Jahrhunderte mit der Schrift gelebt
Gothaer Christen lesen noch bis zum Sonntag öffentlich aus der Bibel
Gotha -Wie kann man sein Licht besser auf den Leuchter stellen? Mit einer spektakulären Aktion machen die Christen in Gotha und Umgebung noch bis zum 29. Juni auf die Bibel aufmerksam, indem sie das gesamte Alte und Neue Testament öffentlich vorlesen.
Die Aktion begann am 25. Juni unterhalb des Schlosses Friedensstein, beim Denkmal Herzog Ernst des Frommen. Punkt 17.15 Uhr wurde durch Posaunenchoräle der offizielle Auftakt zur Tag- und Nacht-Bibellese eingeläutet, bei dem neben Landes- und Kommunalpolitikern sowie Kirchenvertretern die Präsidentin des Thüringer Landtages, Christine Lieberknecht, sprach. Sie ist Schirmherrin dieses einzigartigen Bibelmarathons. Im Anschluss daran wurden die ersten Kapitel der Bibel von verschiedenen Prominenten vorgetragen.
Weitere Leser, vom Teenager bis zum Senior, schlossen sich an: Schüler, Künstler, Unternehmer, Pfarrer, Angestellte, Hausfrauen, Arbeiter, Politiker, Lehrer, Arbeitslose, Beamte und Pensionäre. Sie alle bildeten insgesamt 47 Teams mit je drei Personen und übernahmen jeweils zwei Stunden Lesezeit von morgens um vier Uhr bis nachts um zwei Uhr. Und die Passanten, die vorüber kamen, staunten nicht schlecht. Sie waren als Zuhörer herzlich willkommen und konnten sich an Hand verschiedener Schriften über die Bibel informieren.

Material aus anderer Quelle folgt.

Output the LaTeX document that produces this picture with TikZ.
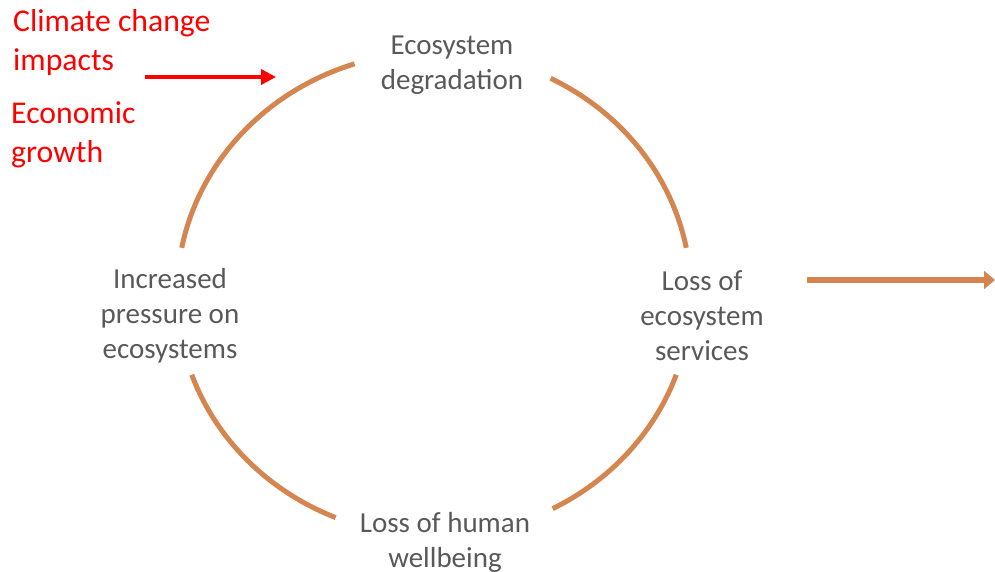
\documentclass[tikz,border=0pt]{standalone}
\usepackage{fontspec}
\setmainfont{Carlito}
\usetikzlibrary{arrows.meta}
\definecolor{orng}{HTML}{D48550}
\definecolor{txtgray}{HTML}{595959}
\definecolor{redtxt}{HTML}{FF0000}
\tikzset{
  stage/.style={align=center,text=txtgray,font=\fontsize{29}{35}\selectfont,inner sep=0pt},
  driver/.style={align=left,text=redtxt,font=\fontsize{31.7}{39.5}\selectfont,inner sep=0pt,anchor=west},
  cyclearc/.style={draw=orng,line width=5pt},
}
\begin{document}
\begin{tikzpicture}[x=1pt,y=1pt]
\useasboundingbox (0,0) rectangle (995,572);
\coordinate (c) at (434,278);
% stages
\node[stage] (deg) at (452,507) {Ecosystem\\degradation};
\node[stage] (press) at (170,256.5) {Increased\\pressure on\\ecosystems};
\node[stage] (serv) at (702,256.5) {Loss of\\ecosystem\\services};
\node[stage] (well) at (445,30) {Loss of human\\wellbeing};
% drivers
\node[driver] (clim) at (13,529.5) {Climate change\\impacts};
\node[driver] (econ) at (11,437) {Economic\\growth};
% cycle arcs (ellipse centre c, radii 257 x 242)
\draw[cyclearc] ([shift={(108:257 and 242)}]c) arc[start angle=108,end angle=169,x radius=257,y radius=242];
\draw[cyclearc] ([shift={(63:257 and 242)}]c) arc[start angle=63,end angle=11,x radius=257,y radius=242];
\draw[cyclearc] ([shift={(-19.5:257 and 242)}]c) arc[start angle=-19.5,end angle=-62.5,x radius=257,y radius=242];
\draw[cyclearc] ([shift={(199.5:257 and 242)}]c) arc[start angle=199.5,end angle=247.5,x radius=257,y radius=242];
% arrows
\coordinate (ra) at (145,495);
\coordinate (rb) at (276,495);
\draw[redtxt,line width=3.8pt,-{Triangle[length=15pt,width=15pt]}] (ra) -- (rb);
\coordinate (oa) at (807,292);
\coordinate (ob) at (995,292);
\draw[orng,line width=6pt,-{Triangle[length=11pt,width=18pt]}] (oa) -- (ob);
\end{tikzpicture}
\end{document}
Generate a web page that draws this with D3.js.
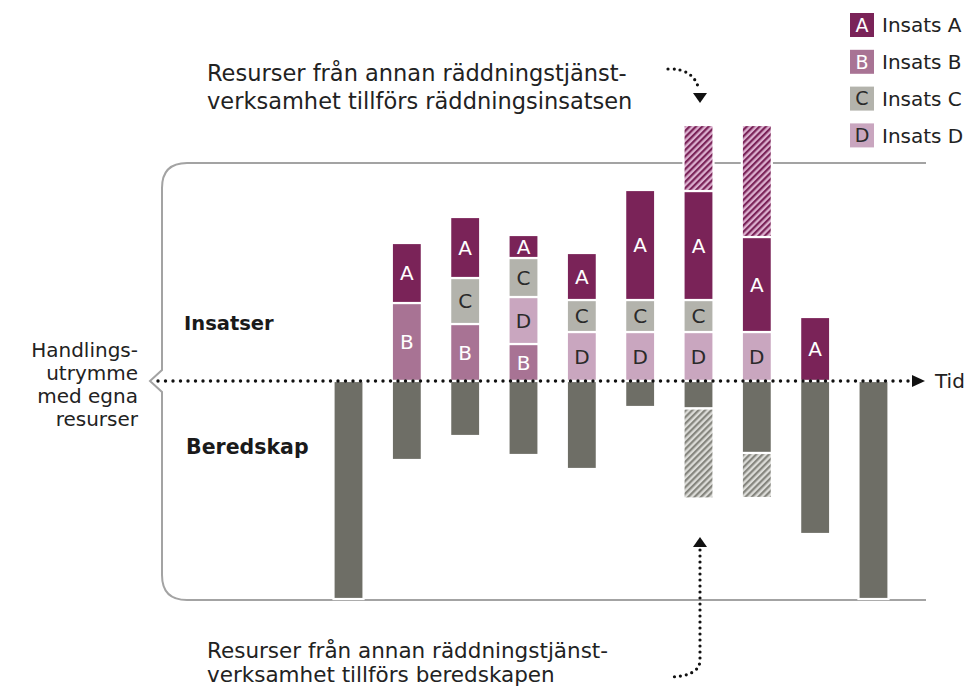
<!DOCTYPE html>
<html>
<head>
<meta charset="utf-8">
<title>Handlingsutrymme</title>
<script src="https://d3js.org/d3.v7.min.js"></script>
<style>
  body { margin: 0; background: #fff; }
  text { font-family: "DejaVu Sans", sans-serif; }
</style>
</head>
<body>
<svg width="966" height="691"></svg>
<script>
// tidpunkter (kolumner)
const steps = [0, 1, 2, 3, 4, 5, 6, 7, 8, 9];
// insatser ovanför tidslinjen (staplade nedifrån: B, D, C, A, extra)
const insatsA = [0, 6.0, 6.1, 2.3, 4.7, 11.0, 10.9, 9.5, 6.4, 0];
const insatsB = [0, 7.8, 5.7, 3.7, 0, 0, 0, 0, 0, 0];
const insatsC = [0, 0, 4.6, 3.9, 3.2, 3.2, 3.2, 0, 0, 0];
const insatsD = [0, 0, 0, 4.7, 4.9, 4.9, 4.9, 4.9, 0, 0];
const extraInsats = [0, 0, 0, 0, 0, 0, 6.6, 11.2, 0, 0];
// beredskap under tidslinjen
const beredskap = [21.8, 7.9, 5.5, 7.4, 8.8, 2.6, 2.75, 7.2, 15.3, 21.8];
const extraBeredskap = [0, 0, 0, 0, 0, 0, 9.0, 4.5, 0, 0];

const legendKeys = ["A", "B", "C", "D"];
const legendLabels = ["Insats A", "Insats B", "Insats C", "Insats D"];
const sideLabel = ["Handlings-", "utrymme", "med egna", "resurser"];
const topNote = ["Resurser från annan räddningstjänst-", "verksamhet tillförs räddningsinsatsen"];
const bottomNote = ["Resurser från annan räddningstjänst-", "verksamhet tillförs beredskapen"];

const colors = {A: "#7a2358", B: "#a87394", C: "#b3b3ac", D: "#c9a6bf", G: "#6e6e66"};
const letterColor = {A: "#fff", B: "#fff", C: "#2a2a2a", D: "#2a2a2a"};

const svg = d3.select("svg");

// mönster för tillförda resurser
const defs = svg.append("defs");
function hatch(id, bg, fg) {
  const p = defs.append("pattern").attr("id", id)
    .attr("patternUnits", "userSpaceOnUse").attr("width", 4.5).attr("height", 4.5)
    .attr("patternTransform", "rotate(45)");
  p.append("rect").attr("width", 4.5).attr("height", 4.5).attr("fill", bg);
  p.append("rect").attr("width", 2.2).attr("height", 4.5).attr("fill", fg);
}
hatch("hatchA", "#dcb0cf", "#7a2358");
hatch("hatchG", "#dcdcd8", "#85857e");

// skalor
const x = d3.scaleBand().domain(steps).range([319.35, 902.65])
  .paddingInner(0.485).paddingOuter(0.2425);
const y = d3.scaleLinear().domain([-22, 26]).range([601, 121]);
const y0 = y(0);

// ram / klammer
svg.append("path")
  .attr("d", `M926,163 H187 Q162,163 162,188 V370 L150,381 L162,392 V575 Q162,600 187,600 H926`)
  .attr("fill", "none").attr("stroke", "#a3a3a3").attr("stroke-width", 2);

// staplade insatser
const rows = steps.map(i => ({i, B: insatsB[i], D: insatsD[i], C: insatsC[i], A: insatsA[i], E: extraInsats[i]}));
const stack = d3.stack().keys(["B", "D", "C", "A", "E"])(rows);

const bars = svg.append("g");
stack.forEach(layer => {
  const key = layer.key;
  const segs = layer.filter(d => d[1] - d[0] > 0);
  const g = bars.append("g");
  g.selectAll("rect").data(segs).join("rect")
    .attr("x", d => x(d.data.i))
    .attr("y", d => y(d[1]))
    .attr("width", x.bandwidth())
    .attr("height", d => y(d[0]) - y(d[1]))
    .attr("fill", key === "E" ? "url(#hatchA)" : colors[key])
    .attr("stroke", "#fff").attr("stroke-width", 2.2);
  if (key !== "E") {
    g.selectAll("text").data(segs).join("text")
      .attr("x", d => x(d.data.i) + x.bandwidth() / 2)
      .attr("y", d => (y(d[0]) + y(d[1])) / 2)
      .attr("dy", "0.36em")
      .attr("text-anchor", "middle")
      .attr("font-size", 20)
      .attr("fill", letterColor[key])
      .text(key);
  }
});

// beredskap
bars.append("g").selectAll("rect").data(steps).join("rect")
  .attr("x", i => x(i))
  .attr("y", y0)
  .attr("width", x.bandwidth())
  .attr("height", i => y(-beredskap[i]) - y0)
  .attr("fill", colors.G)
  .attr("stroke", "#fff").attr("stroke-width", 2.2);

bars.append("g").selectAll("rect").data(steps.filter(i => extraBeredskap[i] > 0)).join("rect")
  .attr("x", i => x(i))
  .attr("y", i => y(-beredskap[i]))
  .attr("width", x.bandwidth())
  .attr("height", i => y(-beredskap[i] - extraBeredskap[i]) - y(-beredskap[i]))
  .attr("fill", "url(#hatchG)")
  .attr("stroke", "#fff").attr("stroke-width", 2.2);

// tidslinje
svg.append("line")
  .attr("x1", 158).attr("x2", 910).attr("y1", y0).attr("y2", y0)
  .attr("stroke", "#111").attr("stroke-width", 3.4)
  .attr("stroke-linecap", "round").attr("stroke-dasharray", "0,7.5");
svg.append("path").attr("d", `M912,${y0 - 6} L925,${y0} L912,${y0 + 6} Z`).attr("fill", "#111");
svg.append("text").attr("x", 935).attr("y", y0).attr("dy", "0.36em")
  .attr("font-size", 20).attr("fill", "#222").text("Tid");

// rubriker
svg.append("text").attr("x", 184).attr("y", 330).attr("font-size", 19.5)
  .attr("font-weight", "bold").attr("fill", "#1a1a1a").text("Insatser");
svg.append("text").attr("x", 186).attr("y", 454).attr("font-size", 20.5)
  .attr("font-weight", "bold").attr("fill", "#1a1a1a").text("Beredskap");

// sidotext
svg.append("g").selectAll("text").data(sideLabel).join("text")
  .attr("x", 138).attr("y", (d, i) => 357 + i * 23)
  .attr("text-anchor", "end").attr("font-size", 20).attr("fill", "#222")
  .text(d => d);

// anteckningar
svg.append("g").selectAll("text").data(topNote).join("text")
  .attr("x", 207).attr("y", (d, i) => 81 + i * 28)
  .attr("font-size", 22.5).attr("fill", "#222").text(d => d);
svg.append("g").selectAll("text").data(bottomNote).join("text")
  .attr("x", 207).attr("y", (d, i) => 658 + i * 24)
  .attr("font-size", 21.5).attr("fill", "#222").text(d => d);

const dotted = p => svg.append("path").attr("d", p).attr("fill", "none")
  .attr("stroke", "#111").attr("stroke-width", 3.2)
  .attr("stroke-linecap", "round").attr("stroke-dasharray", "0,6");
dotted("M668,69 Q694,68 699,90");
svg.append("path").attr("d", "M693,93 L707,93 L700,103 Z").attr("fill", "#111");
dotted("M700,550 V660 Q700,676 670,677");
svg.append("path").attr("d", "M693,547 L707,547 L700,537 Z").attr("fill", "#111");

// förklaring
const leg = svg.append("g");
legendKeys.forEach((k, i) => {
  const yy = 13 + i * 36.8;
  leg.append("rect").attr("x", 850).attr("y", yy).attr("width", 24).attr("height", 24)
    .attr("fill", colors[k]);
  leg.append("text").attr("x", 862).attr("y", yy + 12).attr("dy", "0.36em")
    .attr("text-anchor", "middle").attr("font-size", 19).attr("fill", letterColor[k]).text(k);
  leg.append("text").attr("x", 882).attr("y", yy + 12).attr("dy", "0.36em")
    .attr("font-size", 20).attr("fill", "#222").text(legendLabels[i]);
});
</script>
</body>
</html>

Die Bibel hat auch in Gotha eine gute Tradition. In mehr als zwölf Jahrhunderten Stadtgeschichte haben die Bürger Gothas erlebt, wie sie menschliche Gemeinschaft begründet und erneuert. So zeigt das Stadtwappen noch heute Bischof St. Gothardus, der einst in Gothas Gründungszeit über das Gothaer Land regierte, mit der Bibel in der Hand. Herzog Ernst der Fromme, der Begründer einer Adelsdynastie, die Königinnen und Könige in Europa hervorbrachte, hat nach den Wirren des 30- jährigen Krieges vor 400 Jahren im Gothaer Land auf der Grundlage biblischer Werte mit einer Landesordnung regiert, die als eine Musterverfassung vorbildhaft in jener Zeit war.
Stadt und Schloss wurden damals wieder aufgebaut und zukunftsträchtige Staatsreformen, besonders in der Bildungspolitik, durchgesetzt. Noch heute bezeichnen ihn Historiker als einen der bedeutendsten Herrscher seiner Zeit in Europa, der mit der Bibel in der Hand Politik gemacht hat. Nach der Wende wurde mit Mitteln der Gothaer Kulturstiftung sein Denkmal liebevoll restauriert. Es zeigt ihn mit der geöffneten Bibel in der Hand, in das Thüringer Land blickend.